Contenu abonnés
Histoires d’œils
Auteur : Philippe Costamagna.
Universitaire, conservateur du Musée Fesch dont il a mené la rénovation de main de maître (voir notre article), Philippe Costamagna est spécialiste du XVIe siècle italien, notamment de l’école florentine. L’ouvrage qu’il publie n’est pas un livre savant, pas non plus un livre de mémoires même si l’auteur se livre en partie et utilise ses propres souvenirs pour esquisser une histoire du « connoisseurship ». Le « connoisseur », terme anglais forgé d’après un mot français, est l’historien d’art qui sait reconnaître dans une œuvre d’art la main d’un artiste. On peut aussi parler d’ « attributionniste », un qualificatif parfois utilisé avec mépris par certains historiens de l’art, ou d’ « œil » comme Costamagna qui n’hésite pas à mettre le terme au pluriel en lui rajoutant simplement un « s » (mais rassurons nous, les œils, en général, ont bien deux yeux).

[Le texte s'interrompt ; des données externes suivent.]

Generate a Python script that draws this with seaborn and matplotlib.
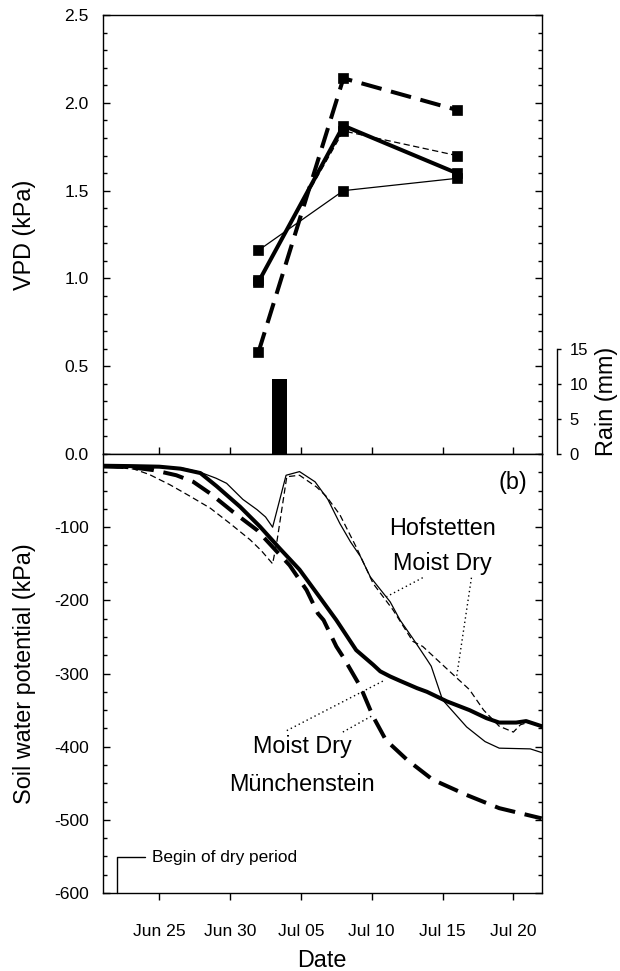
import numpy as np
import pandas as pd
import matplotlib

matplotlib.use("Agg")
import matplotlib.pyplot as plt
import matplotlib.dates as mdates
from matplotlib.ticker import MultipleLocator, FixedLocator
import seaborn as sns

# ==============================================================================
# DATA
# ==============================================================================
START = pd.Timestamp("2003-06-21")

# (a) VPD on the three sampling days
vpd_dates = ["2003-07-02", "2003-07-08", "2003-07-16"]
vpd_hof_moist = [1.16, 1.50, 1.57]
vpd_hof_dry = [0.99, 1.84, 1.70]
vpd_mun_moist = [0.98, 1.87, 1.60]
vpd_mun_dry = [0.58, 2.14, 1.96]

# rain event (mm)
rain_date = "2003-07-03 12:00"
rain_mm = 10.7

# (b) soil water potential (kPa), x = days after Jun 21
hof_moist_day = [0, 2, 4, 5.7, 6.9, 8.0, 8.75, 9.9, 10.9, 11.5, 12.0, 12.95,
                 13.9, 15.0, 15.9, 16.75, 17.5, 18.2, 18.9, 20.3, 21.0, 21.9,
                 22.9, 23.2, 24.0, 25.7, 27.0, 28.0, 30.2, 31.0]
hof_moist_swp = [-16, -17, -17.5, -19.5, -25, -33, -40, -62, -76, -86, -100, -29,
                 -24, -38, -62, -95, -120, -140, -168, -202, -227, -252,
                 -281, -290, -336, -373, -393, -402, -403, -408]

hof_dry_day = [0, 2.2, 3.3, 4.75, 6.2, 7.6, 9.0, 10.4, 11.2, 12.0, 12.3, 13.0,
               13.9, 15.1, 15.8, 16.75, 17.9, 19.1, 20.5, 21.9, 22.6, 25.0,
               25.9, 26.9, 28.0, 29.0, 29.5, 30.0, 31.0]
hof_dry_swp = [-17, -20.5, -28, -42, -58, -74, -95, -117, -132, -150, -120, -31,
               -29, -45, -58, -83, -127, -177, -213, -256, -263, -306,
               -322, -350, -372, -380, -370, -367, -372]

mun_moist_day = [0, 2, 4.0, 5.5, 6.9, 8.05, 9.7, 11.1, 12.5, 13.9, 15.3, 16.5,
                 17.9, 19.1, 19.6, 20.3, 21.0, 22.2, 22.9, 24.3, 25.9, 27.1,
                 28.0, 29.2, 29.9, 31.0]
mun_moist_swp = [-16, -16.5, -17.3, -20, -26, -44, -72, -99, -129, -158, -195, -227,
                 -268, -288, -297, -304, -310, -320, -325, -338, -350, -361,
                 -367, -367, -365, -372]

mun_dry_day = [0, 2, 3.6, 5.2, 6.4, 7.6, 9.2, 10.9, 12.0, 13.2, 14.4, 15.2,
               15.6, 16.5, 17.0, 18.2, 19.1, 20.0, 21.5, 23.3, 25.7, 28.0, 31.0]
mun_dry_swp = [-17, -18, -22, -29, -38, -54, -79, -104, -127, -152, -186, -218,
               -227, -263, -278, -318, -359, -391, -418, -445, -466, -484, -498]

# line style per series: (linewidth, linestyle)
STYLES = {
    "hof_moist": (0.9, "-"),
    "hof_dry": (0.9, (0, (4.5, 2.5))),
    "mun_moist": (2.9, "-"),
    "mun_dry": (2.9, (0, (15, 7))),
}


def to_dates(days):
    return START + pd.to_timedelta(np.asarray(days, dtype=float), unit="D")


def day_num(day):
    """Matplotlib date number for an offset in days after START."""
    return mdates.date2num(START.to_pydatetime()) + day


def main():
    sns.set_theme(style="ticks")
    plt.rcParams.update(
        {
            "font.family": ["Liberation Sans", "DejaVu Sans"],
            "axes.edgecolor": "black",
            "axes.labelcolor": "black",
            "text.color": "black",
            "xtick.color": "black",
            "ytick.color": "black",
            "axes.linewidth": 1.0,
            "axes.unicode_minus": False,
            "lines.scale_dashes": False,
            "lines.dash_capstyle": "butt",
        }
    )

    fig = plt.figure(figsize=(6.2, 9.71), dpi=100)
    ax_top = fig.add_axes([0.1656, 0.5324, 0.7081, 0.4521])
    ax_bot = fig.add_axes([0.1656, 0.0803, 0.7081, 0.4521], sharex=ax_top)

    # --- top panel: VPD ---
    vpd_x = pd.to_datetime(vpd_dates)
    vpd_series = {
        "hof_moist": vpd_hof_moist,
        "hof_dry": vpd_hof_dry,
        "mun_moist": vpd_mun_moist,
        "mun_dry": vpd_mun_dry,
    }
    for key, vals in vpd_series.items():
        lw, ls = STYLES[key]
        sns.lineplot(
            x=vpd_x, y=vals, ax=ax_top, color="black", lw=lw, linestyle=ls,
            marker="s", markersize=7.5, markeredgecolor="black",
            markeredgewidth=0.5, zorder=3,
        )

    ax_rain = ax_top.twinx()
    ax_rain.bar(pd.Timestamp(rain_date), rain_mm, width=1.1, color="black",
                edgecolor="black", linewidth=0)
    ax_rain.set_ylim(0, 62.6)
    ax_rain.yaxis.set_major_locator(FixedLocator([0, 5, 10, 15]))
    ax_rain.spines["right"].set_position(("outward", 10.8))
    ax_rain.spines["right"].set_bounds(0, 15)
    for side in ["left", "top", "bottom"]:
        ax_rain.spines[side].set_visible(False)
    ax_rain.tick_params(axis="y", direction="out", length=3.1, width=1.0,
                        labelsize=12, pad=6)
    ax_rain.set_ylabel("Rain (mm)", fontsize=16.8)
    ax_rain.yaxis.set_label_coords(1.121, 0.12)

    ax_top.set_ylim(0, 2.5)
    ax_top.yaxis.set_major_locator(MultipleLocator(0.5))
    ax_top.yaxis.set_minor_locator(MultipleLocator(0.1))
    ax_top.yaxis.set_major_formatter(plt.FormatStrFormatter("%.1f"))
    ax_top.tick_params(axis="y", which="both", direction="in", left=True,
                       right=True, labelsize=12.6, pad=10, width=1.0)
    ax_top.tick_params(axis="y", which="major", length=5.3)
    ax_top.tick_params(axis="y", which="minor", length=2.9)
    ax_top.tick_params(axis="x", which="major", direction="in", bottom=True,
                       top=False, labelbottom=False, length=5.3, width=1.0)
    ax_top.set_ylabel("VPD (kPa)", fontsize=16.8)
    ax_top.yaxis.set_label_coords(-0.152, 0.5)
    ax_top.set_xlabel("")

    # --- bottom panel: soil water potential ---
    swp_series = {
        "hof_moist": (hof_moist_day, hof_moist_swp),
        "hof_dry": (hof_dry_day, hof_dry_swp),
        "mun_moist": (mun_moist_day, mun_moist_swp),
        "mun_dry": (mun_dry_day, mun_dry_swp),
    }
    for key, (days, vals) in swp_series.items():
        lw, ls = STYLES[key]
        sns.lineplot(x=to_dates(days), y=vals, ax=ax_bot, color="black",
                     lw=lw, linestyle=ls)

    ax_bot.set_ylim(-600, 0)
    ax_bot.yaxis.set_major_locator(FixedLocator([-600, -500, -400, -300, -200, -100]))
    ax_bot.yaxis.set_minor_locator(MultipleLocator(25))
    ax_bot.tick_params(axis="y", which="both", direction="in", left=True,
                       right=True, labelsize=12.6, pad=10, width=1.0)
    ax_bot.tick_params(axis="y", which="major", length=5.3)
    ax_bot.tick_params(axis="y", which="minor", length=2.9)
    ax_bot.tick_params(axis="x", which="major", direction="out", bottom=True,
                       top=False, length=5.3, width=1.0, labelsize=12.6, pad=17)
    ax_bot.set_ylabel("Soil water potential (kPa)", fontsize=16.8)
    ax_bot.yaxis.set_label_coords(-0.152, 0.5)
    ax_bot.set_xlabel("Date", fontsize=16.8, labelpad=7)

    ax_bot.set_xlim(day_num(0), day_num(31))
    ax_bot.xaxis.set_major_locator(mdates.DayLocator(bymonthday=[5, 10, 15, 20, 25, 30]))
    ax_bot.xaxis.set_major_formatter(mdates.DateFormatter("%b %d"))

    # annotations
    txt = dict(fontsize=16.8, ha="center", va="center")
    ax_bot.text(0.935, 0.936, "(b)", transform=ax_bot.transAxes, **txt)
    ax_bot.text(day_num(24.0), -102, "Hofstetten", **txt)
    ax_bot.text(day_num(24.0), -149, "Moist Dry", **txt)
    ax_bot.text(day_num(14.07), -400, "Moist Dry", **txt)
    ax_bot.text(day_num(14.07), -452, "Münchenstein", **txt)

    leaders = [
        ((22.6, -169), (20.04, -195)),
        ((26.04, -169), (24.98, -306)),
        ((13.0, -378), (19.92, -309)),
        ((16.96, -380), (19.0, -358)),
    ]
    for (d0, v0), (d1, v1) in leaders:
        ax_bot.plot([day_num(d0), day_num(d1)], [v0, v1], color="black",
                    lw=1.0, linestyle=(0, (1, 2.2)))

    # begin of dry period marker
    ax_bot.plot([day_num(1.0), day_num(1.0), day_num(3.0)], [-600, -551, -551],
                color="black", lw=1.0, clip_on=False)
    ax_bot.text(day_num(3.5), -551, "Begin of dry period", fontsize=12.4,
                ha="left", va="center")

    fig.savefig("out.png", dpi=100)
    plt.close(fig)


if __name__ == "__main__":
    main()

Le livre est passionnant, et souvent drôle, à l’image de son auteur. Il faut cependant relativiser sa portée. Philippe Costamagna ne parle, presque exclusivement, que de l’école italienne. Il peut laisser penser par ailleurs que les « œils » sont excessivement rares, et qu’ils sont absolus ou presque. C’est un peu exagéré. Attribuer un tableau ou un dessin à un peintre est un don certes (certains n’auront jamais cette compétence), mais qui se travaille aussi (on l’affine au cours du temps). Un nombre non négligeable de personnes sont capables de cela, à des degrés plus ou moins importants, dans des domaines parfois différents, pour des périodes et des écoles diverses. Surtout, ce don est rarement infaillible et la première qualité d’un « œil » doit être la modestie. Les meilleurs se sont trompés, une attribution peut évoluer à l’aune de la progression des connaissances ou de l’expérience de celui qui la fait. Tout cela, Philippe Costamagna le dit, mais parfois d’une manière un peu trop discrète.